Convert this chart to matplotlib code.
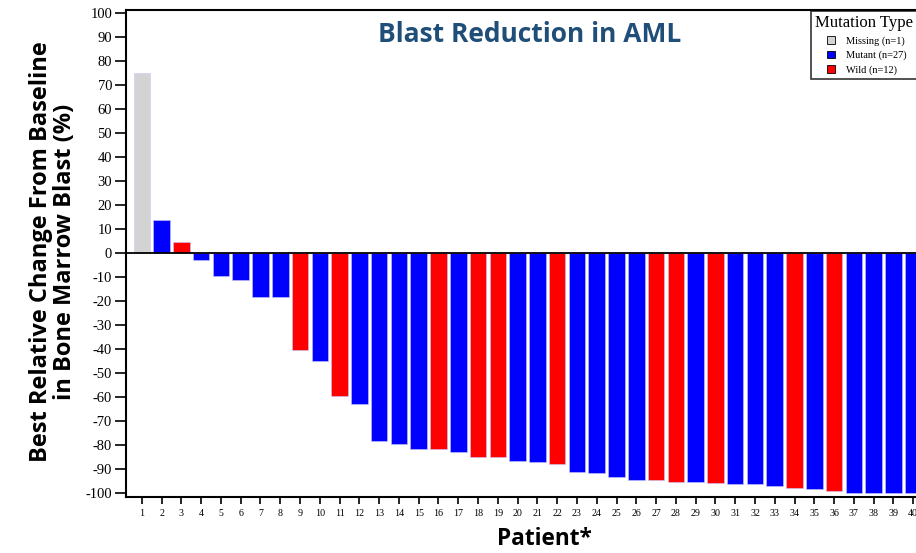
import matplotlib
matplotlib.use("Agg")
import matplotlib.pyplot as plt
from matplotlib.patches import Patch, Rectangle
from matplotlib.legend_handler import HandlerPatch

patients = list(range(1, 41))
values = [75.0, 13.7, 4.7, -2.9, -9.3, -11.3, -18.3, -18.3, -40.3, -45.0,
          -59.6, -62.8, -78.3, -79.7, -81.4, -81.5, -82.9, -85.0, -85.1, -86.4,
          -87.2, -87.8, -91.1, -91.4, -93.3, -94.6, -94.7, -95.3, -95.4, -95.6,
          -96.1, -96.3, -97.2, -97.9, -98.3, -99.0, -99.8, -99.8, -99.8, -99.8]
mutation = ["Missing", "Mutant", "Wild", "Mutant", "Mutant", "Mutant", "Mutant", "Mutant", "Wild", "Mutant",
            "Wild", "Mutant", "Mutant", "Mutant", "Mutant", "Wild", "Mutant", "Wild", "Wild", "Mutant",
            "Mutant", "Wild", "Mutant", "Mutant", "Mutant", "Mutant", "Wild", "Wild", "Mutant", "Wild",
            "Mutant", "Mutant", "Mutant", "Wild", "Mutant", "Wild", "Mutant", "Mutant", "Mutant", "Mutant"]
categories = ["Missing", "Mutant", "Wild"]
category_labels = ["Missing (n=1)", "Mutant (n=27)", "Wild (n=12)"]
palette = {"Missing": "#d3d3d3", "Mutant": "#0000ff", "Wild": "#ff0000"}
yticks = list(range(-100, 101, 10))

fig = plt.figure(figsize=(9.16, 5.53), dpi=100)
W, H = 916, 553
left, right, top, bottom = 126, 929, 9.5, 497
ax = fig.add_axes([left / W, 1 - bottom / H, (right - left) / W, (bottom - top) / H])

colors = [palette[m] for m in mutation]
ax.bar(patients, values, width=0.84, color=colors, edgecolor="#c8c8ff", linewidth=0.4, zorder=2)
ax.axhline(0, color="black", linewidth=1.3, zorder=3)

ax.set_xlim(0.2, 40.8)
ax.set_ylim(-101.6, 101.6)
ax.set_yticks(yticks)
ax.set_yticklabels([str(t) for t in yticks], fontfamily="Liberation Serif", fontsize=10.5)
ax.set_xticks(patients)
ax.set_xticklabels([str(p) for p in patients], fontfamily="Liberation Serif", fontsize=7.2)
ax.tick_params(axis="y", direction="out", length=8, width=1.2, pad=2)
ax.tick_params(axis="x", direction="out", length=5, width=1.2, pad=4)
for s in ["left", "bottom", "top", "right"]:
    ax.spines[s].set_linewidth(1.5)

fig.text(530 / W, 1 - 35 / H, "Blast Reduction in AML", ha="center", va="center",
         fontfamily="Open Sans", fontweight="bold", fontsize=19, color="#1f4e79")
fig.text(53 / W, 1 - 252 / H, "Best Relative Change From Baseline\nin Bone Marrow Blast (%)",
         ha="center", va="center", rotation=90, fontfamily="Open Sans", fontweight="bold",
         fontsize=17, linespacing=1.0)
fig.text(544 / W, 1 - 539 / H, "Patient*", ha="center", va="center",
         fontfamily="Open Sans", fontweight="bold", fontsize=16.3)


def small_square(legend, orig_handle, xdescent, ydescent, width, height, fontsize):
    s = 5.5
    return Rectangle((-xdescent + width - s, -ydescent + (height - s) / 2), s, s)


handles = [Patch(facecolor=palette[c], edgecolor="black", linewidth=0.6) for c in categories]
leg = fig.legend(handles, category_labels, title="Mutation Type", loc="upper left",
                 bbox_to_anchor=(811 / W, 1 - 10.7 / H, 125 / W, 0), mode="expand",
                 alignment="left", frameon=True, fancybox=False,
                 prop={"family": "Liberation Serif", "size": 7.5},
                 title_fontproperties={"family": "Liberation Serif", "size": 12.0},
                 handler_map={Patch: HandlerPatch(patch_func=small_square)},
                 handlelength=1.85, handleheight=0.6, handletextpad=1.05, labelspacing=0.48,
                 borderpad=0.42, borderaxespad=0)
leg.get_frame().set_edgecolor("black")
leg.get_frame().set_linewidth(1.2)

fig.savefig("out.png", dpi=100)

◆ PROMPT ◆
Return to the listing above and set it down exactly, leaving out its pictures.

◆ RESULT FOR THIS EXERCISE ◆
Convert this chart to matplotlib code.
import matplotlib
matplotlib.use("Agg")
import matplotlib.pyplot as plt
from matplotlib.patches import Patch, Rectangle
from matplotlib.legend_handler import HandlerPatch

patients = list(range(1, 41))
values = [75.0, 13.7, 4.7, -2.9, -9.3, -11.3, -18.3, -18.3, -40.3, -45.0,
          -59.6, -62.8, -78.3, -79.7, -81.4, -81.5, -82.9, -85.0, -85.1, -86.4,
          -87.2, -87.8, -91.1, -91.4, -93.3, -94.6, -94.7, -95.3, -95.4, -95.6,
          -96.1, -96.3, -97.2, -97.9, -98.3, -99.0, -99.8, -99.8, -99.8, -99.8]
mutation = ["Missing", "Mutant", "Wild", "Mutant", "Mutant", "Mutant", "Mutant", "Mutant", "Wild", "Mutant",
            "Wild", "Mutant", "Mutant", "Mutant", "Mutant", "Wild", "Mutant", "Wild", "Wild", "Mutant",
            "Mutant", "Wild", "Mutant", "Mutant", "Mutant", "Mutant", "Wild", "Wild", "Mutant", "Wild",
            "Mutant", "Mutant", "Mutant", "Wild", "Mutant", "Wild", "Mutant", "Mutant", "Mutant", "Mutant"]
categories = ["Missing", "Mutant", "Wild"]
category_labels = ["Missing (n=1)", "Mutant (n=27)", "Wild (n=12)"]
palette = {"Missing": "#d3d3d3", "Mutant": "#0000ff", "Wild": "#ff0000"}
yticks = list(range(-100, 101, 10))

fig = plt.figure(figsize=(9.16, 5.53), dpi=100)
W, H = 916, 553
left, right, top, bottom = 126, 929, 9.5, 497
ax = fig.add_axes([left / W, 1 - bottom / H, (right - left) / W, (bottom - top) / H])

colors = [palette[m] for m in mutation]
ax.bar(patients, values, width=0.84, color=colors, edgecolor="#c8c8ff", linewidth=0.4, zorder=2)
ax.axhline(0, color="black", linewidth=1.3, zorder=3)

ax.set_xlim(0.2, 40.8)
ax.set_ylim(-101.6, 101.6)
ax.set_yticks(yticks)
ax.set_yticklabels([str(t) for t in yticks], fontfamily="Liberation Serif", fontsize=10.5)
ax.set_xticks(patients)
ax.set_xticklabels([str(p) for p in patients], fontfamily="Liberation Serif", fontsize=7.2)
ax.tick_params(axis="y", direction="out", length=8, width=1.2, pad=2)
ax.tick_params(axis="x", direction="out", length=5, width=1.2, pad=4)
for s in ["left", "bottom", "top", "right"]:
    ax.spines[s].set_linewidth(1.5)

fig.text(530 / W, 1 - 35 / H, "Blast Reduction in AML", ha="center", va="center",
         fontfamily="Open Sans", fontweight="bold", fontsize=19, color="#1f4e79")
fig.text(53 / W, 1 - 252 / H, "Best Relative Change From Baseline\nin Bone Marrow Blast (%)",
         ha="center", va="center", rotation=90, fontfamily="Open Sans", fontweight="bold",
         fontsize=17, linespacing=1.0)
fig.text(544 / W, 1 - 539 / H, "Patient*", ha="center", va="center",
         fontfamily="Open Sans", fontweight="bold", fontsize=16.3)


def small_square(legend, orig_handle, xdescent, ydescent, width, height, fontsize):
    s = 5.5
    return Rectangle((-xdescent + width - s, -ydescent + (height - s) / 2), s, s)


handles = [Patch(facecolor=palette[c], edgecolor="black", linewidth=0.6) for c in categories]
leg = fig.legend(handles, category_labels, title="Mutation Type", loc="upper left",
                 bbox_to_anchor=(811 / W, 1 - 10.7 / H, 125 / W, 0), mode="expand",
                 alignment="left", frameon=True, fancybox=False,
                 prop={"family": "Liberation Serif", "size": 7.5},
                 title_fontproperties={"family": "Liberation Serif", "size": 12.0},
                 handler_map={Patch: HandlerPatch(patch_func=small_square)},
                 handlelength=1.85, handleheight=0.6, handletextpad=1.05, labelspacing=0.48,
                 borderpad=0.42, borderaxespad=0)
leg.get_frame().set_edgecolor("black")
leg.get_frame().set_linewidth(1.2)

fig.savefig("out.png", dpi=100)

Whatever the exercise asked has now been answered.